Provided data →
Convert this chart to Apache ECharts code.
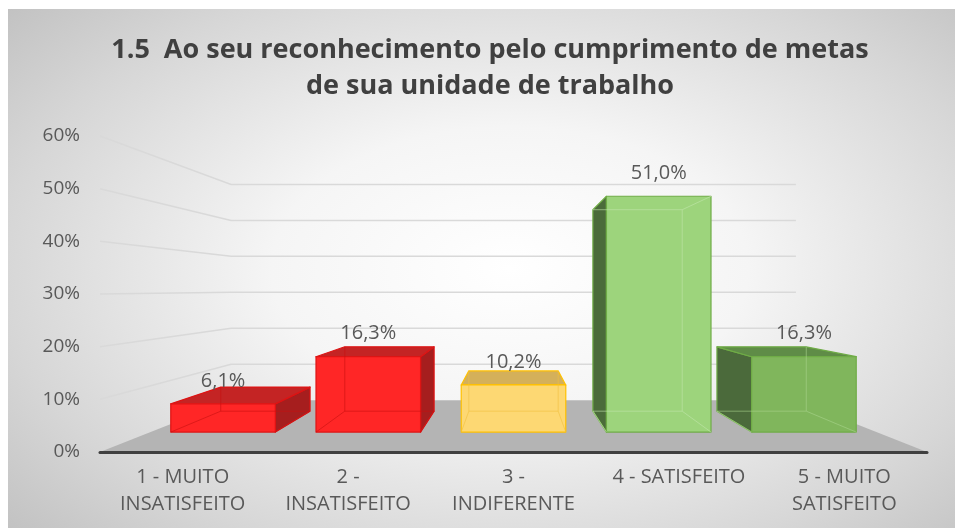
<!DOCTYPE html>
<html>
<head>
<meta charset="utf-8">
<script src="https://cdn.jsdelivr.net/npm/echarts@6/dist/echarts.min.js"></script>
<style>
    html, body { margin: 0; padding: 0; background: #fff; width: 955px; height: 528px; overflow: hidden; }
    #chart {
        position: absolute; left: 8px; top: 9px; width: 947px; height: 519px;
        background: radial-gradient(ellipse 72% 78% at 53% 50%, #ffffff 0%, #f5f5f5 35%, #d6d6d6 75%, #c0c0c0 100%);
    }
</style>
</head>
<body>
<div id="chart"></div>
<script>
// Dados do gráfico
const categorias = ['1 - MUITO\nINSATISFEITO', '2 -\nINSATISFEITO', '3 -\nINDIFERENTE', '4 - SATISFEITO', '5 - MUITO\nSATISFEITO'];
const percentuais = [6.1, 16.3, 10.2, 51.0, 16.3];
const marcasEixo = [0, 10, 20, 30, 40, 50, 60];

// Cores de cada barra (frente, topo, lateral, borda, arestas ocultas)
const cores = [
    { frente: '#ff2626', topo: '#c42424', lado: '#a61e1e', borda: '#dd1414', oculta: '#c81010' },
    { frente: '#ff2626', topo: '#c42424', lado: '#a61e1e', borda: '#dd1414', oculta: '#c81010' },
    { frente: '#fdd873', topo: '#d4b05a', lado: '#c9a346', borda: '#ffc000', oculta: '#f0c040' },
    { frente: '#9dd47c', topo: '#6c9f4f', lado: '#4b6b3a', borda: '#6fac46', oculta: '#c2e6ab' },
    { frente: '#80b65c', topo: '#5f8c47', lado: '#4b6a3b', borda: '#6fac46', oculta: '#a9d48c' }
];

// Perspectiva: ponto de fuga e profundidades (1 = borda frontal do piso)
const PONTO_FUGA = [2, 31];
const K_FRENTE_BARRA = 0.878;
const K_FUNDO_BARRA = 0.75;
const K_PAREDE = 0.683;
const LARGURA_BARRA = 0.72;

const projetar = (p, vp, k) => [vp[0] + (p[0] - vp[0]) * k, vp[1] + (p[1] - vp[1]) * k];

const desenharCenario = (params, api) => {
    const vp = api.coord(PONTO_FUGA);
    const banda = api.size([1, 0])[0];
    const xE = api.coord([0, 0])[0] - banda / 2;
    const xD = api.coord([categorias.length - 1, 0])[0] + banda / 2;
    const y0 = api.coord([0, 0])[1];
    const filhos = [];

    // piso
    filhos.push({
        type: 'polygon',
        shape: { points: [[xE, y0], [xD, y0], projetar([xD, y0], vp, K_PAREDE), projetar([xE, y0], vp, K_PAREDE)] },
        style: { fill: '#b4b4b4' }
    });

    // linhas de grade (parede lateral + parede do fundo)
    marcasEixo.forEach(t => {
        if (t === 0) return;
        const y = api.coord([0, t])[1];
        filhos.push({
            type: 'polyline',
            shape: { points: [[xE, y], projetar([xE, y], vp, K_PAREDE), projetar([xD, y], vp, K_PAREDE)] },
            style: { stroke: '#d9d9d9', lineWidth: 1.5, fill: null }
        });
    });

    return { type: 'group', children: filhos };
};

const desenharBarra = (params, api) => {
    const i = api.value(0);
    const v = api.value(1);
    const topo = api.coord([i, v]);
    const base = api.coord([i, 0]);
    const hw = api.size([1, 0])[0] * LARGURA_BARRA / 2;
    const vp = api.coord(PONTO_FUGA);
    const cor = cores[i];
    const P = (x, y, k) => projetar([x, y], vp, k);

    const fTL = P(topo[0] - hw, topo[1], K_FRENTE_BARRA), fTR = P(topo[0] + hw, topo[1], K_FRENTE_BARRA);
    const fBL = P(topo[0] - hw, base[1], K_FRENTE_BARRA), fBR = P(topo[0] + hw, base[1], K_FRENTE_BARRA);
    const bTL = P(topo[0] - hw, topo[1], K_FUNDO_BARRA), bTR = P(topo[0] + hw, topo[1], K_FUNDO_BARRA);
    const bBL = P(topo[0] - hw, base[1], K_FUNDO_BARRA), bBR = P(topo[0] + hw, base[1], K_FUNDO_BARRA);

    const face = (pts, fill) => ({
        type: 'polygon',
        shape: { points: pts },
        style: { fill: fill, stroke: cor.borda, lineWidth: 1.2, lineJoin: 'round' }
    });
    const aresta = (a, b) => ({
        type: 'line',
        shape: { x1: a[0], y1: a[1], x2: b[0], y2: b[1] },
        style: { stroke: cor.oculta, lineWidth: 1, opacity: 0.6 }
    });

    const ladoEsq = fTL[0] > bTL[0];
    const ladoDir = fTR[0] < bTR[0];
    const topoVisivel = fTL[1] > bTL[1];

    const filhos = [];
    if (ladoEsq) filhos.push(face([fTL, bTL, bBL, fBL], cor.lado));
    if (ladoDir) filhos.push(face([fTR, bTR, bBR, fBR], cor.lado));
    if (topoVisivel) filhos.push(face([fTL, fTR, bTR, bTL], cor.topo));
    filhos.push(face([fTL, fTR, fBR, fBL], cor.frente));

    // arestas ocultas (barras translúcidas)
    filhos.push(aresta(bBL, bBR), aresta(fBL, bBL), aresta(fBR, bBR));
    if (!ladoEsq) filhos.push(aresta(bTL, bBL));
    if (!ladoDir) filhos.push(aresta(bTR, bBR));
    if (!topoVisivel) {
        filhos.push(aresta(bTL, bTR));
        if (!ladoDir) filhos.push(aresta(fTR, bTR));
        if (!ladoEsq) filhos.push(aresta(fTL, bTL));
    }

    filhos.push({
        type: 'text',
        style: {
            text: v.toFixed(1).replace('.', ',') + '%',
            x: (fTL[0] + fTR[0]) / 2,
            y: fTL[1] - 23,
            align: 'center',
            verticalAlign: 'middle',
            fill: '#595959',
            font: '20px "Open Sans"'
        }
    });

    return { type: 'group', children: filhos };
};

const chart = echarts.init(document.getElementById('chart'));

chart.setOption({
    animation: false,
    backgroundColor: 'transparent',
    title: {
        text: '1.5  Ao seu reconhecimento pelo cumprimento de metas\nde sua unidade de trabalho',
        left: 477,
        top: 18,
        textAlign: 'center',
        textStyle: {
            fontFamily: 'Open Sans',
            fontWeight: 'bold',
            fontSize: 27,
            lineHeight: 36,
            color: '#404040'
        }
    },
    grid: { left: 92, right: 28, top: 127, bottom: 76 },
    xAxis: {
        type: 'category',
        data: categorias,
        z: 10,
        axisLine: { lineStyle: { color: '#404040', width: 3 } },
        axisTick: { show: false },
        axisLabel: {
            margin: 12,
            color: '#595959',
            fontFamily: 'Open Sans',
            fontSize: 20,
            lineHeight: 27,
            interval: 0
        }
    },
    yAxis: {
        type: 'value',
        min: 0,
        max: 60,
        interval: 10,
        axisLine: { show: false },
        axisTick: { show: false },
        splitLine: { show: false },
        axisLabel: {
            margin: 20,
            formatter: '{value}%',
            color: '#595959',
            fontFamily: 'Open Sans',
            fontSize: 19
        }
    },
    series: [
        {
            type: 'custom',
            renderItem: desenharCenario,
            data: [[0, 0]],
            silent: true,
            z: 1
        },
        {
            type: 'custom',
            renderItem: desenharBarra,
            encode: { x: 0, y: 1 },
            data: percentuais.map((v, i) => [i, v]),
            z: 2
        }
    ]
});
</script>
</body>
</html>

Work to complete →
Set the pictures aside and transcribe the data above exactly.

Solution →
Convert this chart to Apache ECharts code.
<!DOCTYPE html>
<html>
<head>
<meta charset="utf-8">
<script src="https://cdn.jsdelivr.net/npm/echarts@6/dist/echarts.min.js"></script>
<style>
    html, body { margin: 0; padding: 0; background: #fff; width: 955px; height: 528px; overflow: hidden; }
    #chart {
        position: absolute; left: 8px; top: 9px; width: 947px; height: 519px;
        background: radial-gradient(ellipse 72% 78% at 53% 50%, #ffffff 0%, #f5f5f5 35%, #d6d6d6 75%, #c0c0c0 100%);
    }
</style>
</head>
<body>
<div id="chart"></div>
<script>
// Dados do gráfico
const categorias = ['1 - MUITO\nINSATISFEITO', '2 -\nINSATISFEITO', '3 -\nINDIFERENTE', '4 - SATISFEITO', '5 - MUITO\nSATISFEITO'];
const percentuais = [6.1, 16.3, 10.2, 51.0, 16.3];
const marcasEixo = [0, 10, 20, 30, 40, 50, 60];

// Cores de cada barra (frente, topo, lateral, borda, arestas ocultas)
const cores = [
    { frente: '#ff2626', topo: '#c42424', lado: '#a61e1e', borda: '#dd1414', oculta: '#c81010' },
    { frente: '#ff2626', topo: '#c42424', lado: '#a61e1e', borda: '#dd1414', oculta: '#c81010' },
    { frente: '#fdd873', topo: '#d4b05a', lado: '#c9a346', borda: '#ffc000', oculta: '#f0c040' },
    { frente: '#9dd47c', topo: '#6c9f4f', lado: '#4b6b3a', borda: '#6fac46', oculta: '#c2e6ab' },
    { frente: '#80b65c', topo: '#5f8c47', lado: '#4b6a3b', borda: '#6fac46', oculta: '#a9d48c' }
];

// Perspectiva: ponto de fuga e profundidades (1 = borda frontal do piso)
const PONTO_FUGA = [2, 31];
const K_FRENTE_BARRA = 0.878;
const K_FUNDO_BARRA = 0.75;
const K_PAREDE = 0.683;
const LARGURA_BARRA = 0.72;

const projetar = (p, vp, k) => [vp[0] + (p[0] - vp[0]) * k, vp[1] + (p[1] - vp[1]) * k];

const desenharCenario = (params, api) => {
    const vp = api.coord(PONTO_FUGA);
    const banda = api.size([1, 0])[0];
    const xE = api.coord([0, 0])[0] - banda / 2;
    const xD = api.coord([categorias.length - 1, 0])[0] + banda / 2;
    const y0 = api.coord([0, 0])[1];
    const filhos = [];

    // piso
    filhos.push({
        type: 'polygon',
        shape: { points: [[xE, y0], [xD, y0], projetar([xD, y0], vp, K_PAREDE), projetar([xE, y0], vp, K_PAREDE)] },
        style: { fill: '#b4b4b4' }
    });

    // linhas de grade (parede lateral + parede do fundo)
    marcasEixo.forEach(t => {
        if (t === 0) return;
        const y = api.coord([0, t])[1];
        filhos.push({
            type: 'polyline',
            shape: { points: [[xE, y], projetar([xE, y], vp, K_PAREDE), projetar([xD, y], vp, K_PAREDE)] },
            style: { stroke: '#d9d9d9', lineWidth: 1.5, fill: null }
        });
    });

    return { type: 'group', children: filhos };
};

const desenharBarra = (params, api) => {
    const i = api.value(0);
    const v = api.value(1);
    const topo = api.coord([i, v]);
    const base = api.coord([i, 0]);
    const hw = api.size([1, 0])[0] * LARGURA_BARRA / 2;
    const vp = api.coord(PONTO_FUGA);
    const cor = cores[i];
    const P = (x, y, k) => projetar([x, y], vp, k);

    const fTL = P(topo[0] - hw, topo[1], K_FRENTE_BARRA), fTR = P(topo[0] + hw, topo[1], K_FRENTE_BARRA);
    const fBL = P(topo[0] - hw, base[1], K_FRENTE_BARRA), fBR = P(topo[0] + hw, base[1], K_FRENTE_BARRA);
    const bTL = P(topo[0] - hw, topo[1], K_FUNDO_BARRA), bTR = P(topo[0] + hw, topo[1], K_FUNDO_BARRA);
    const bBL = P(topo[0] - hw, base[1], K_FUNDO_BARRA), bBR = P(topo[0] + hw, base[1], K_FUNDO_BARRA);

    const face = (pts, fill) => ({
        type: 'polygon',
        shape: { points: pts },
        style: { fill: fill, stroke: cor.borda, lineWidth: 1.2, lineJoin: 'round' }
    });
    const aresta = (a, b) => ({
        type: 'line',
        shape: { x1: a[0], y1: a[1], x2: b[0], y2: b[1] },
        style: { stroke: cor.oculta, lineWidth: 1, opacity: 0.6 }
    });

    const ladoEsq = fTL[0] > bTL[0];
    const ladoDir = fTR[0] < bTR[0];
    const topoVisivel = fTL[1] > bTL[1];

    const filhos = [];
    if (ladoEsq) filhos.push(face([fTL, bTL, bBL, fBL], cor.lado));
    if (ladoDir) filhos.push(face([fTR, bTR, bBR, fBR], cor.lado));
    if (topoVisivel) filhos.push(face([fTL, fTR, bTR, bTL], cor.topo));
    filhos.push(face([fTL, fTR, fBR, fBL], cor.frente));

    // arestas ocultas (barras translúcidas)
    filhos.push(aresta(bBL, bBR), aresta(fBL, bBL), aresta(fBR, bBR));
    if (!ladoEsq) filhos.push(aresta(bTL, bBL));
    if (!ladoDir) filhos.push(aresta(bTR, bBR));
    if (!topoVisivel) {
        filhos.push(aresta(bTL, bTR));
        if (!ladoDir) filhos.push(aresta(fTR, bTR));
        if (!ladoEsq) filhos.push(aresta(fTL, bTL));
    }

    filhos.push({
        type: 'text',
        style: {
            text: v.toFixed(1).replace('.', ',') + '%',
            x: (fTL[0] + fTR[0]) / 2,
            y: fTL[1] - 23,
            align: 'center',
            verticalAlign: 'middle',
            fill: '#595959',
            font: '20px "Open Sans"'
        }
    });

    return { type: 'group', children: filhos };
};

const chart = echarts.init(document.getElementById('chart'));

chart.setOption({
    animation: false,
    backgroundColor: 'transparent',
    title: {
        text: '1.5  Ao seu reconhecimento pelo cumprimento de metas\nde sua unidade de trabalho',
        left: 477,
        top: 18,
        textAlign: 'center',
        textStyle: {
            fontFamily: 'Open Sans',
            fontWeight: 'bold',
            fontSize: 27,
            lineHeight: 36,
            color: '#404040'
        }
    },
    grid: { left: 92, right: 28, top: 127, bottom: 76 },
    xAxis: {
        type: 'category',
        data: categorias,
        z: 10,
        axisLine: { lineStyle: { color: '#404040', width: 3 } },
        axisTick: { show: false },
        axisLabel: {
            margin: 12,
            color: '#595959',
            fontFamily: 'Open Sans',
            fontSize: 20,
            lineHeight: 27,
            interval: 0
        }
    },
    yAxis: {
        type: 'value',
        min: 0,
        max: 60,
        interval: 10,
        axisLine: { show: false },
        axisTick: { show: false },
        splitLine: { show: false },
        axisLabel: {
            margin: 20,
            formatter: '{value}%',
            color: '#595959',
            fontFamily: 'Open Sans',
            fontSize: 19
        }
    },
    series: [
        {
            type: 'custom',
            renderItem: desenharCenario,
            data: [[0, 0]],
            silent: true,
            z: 1
        },
        {
            type: 'custom',
            renderItem: desenharBarra,
            encode: { x: 0, y: 1 },
            data: percentuais.map((v, i) => [i, v]),
            z: 2
        }
    ]
});
</script>
</body>
</html>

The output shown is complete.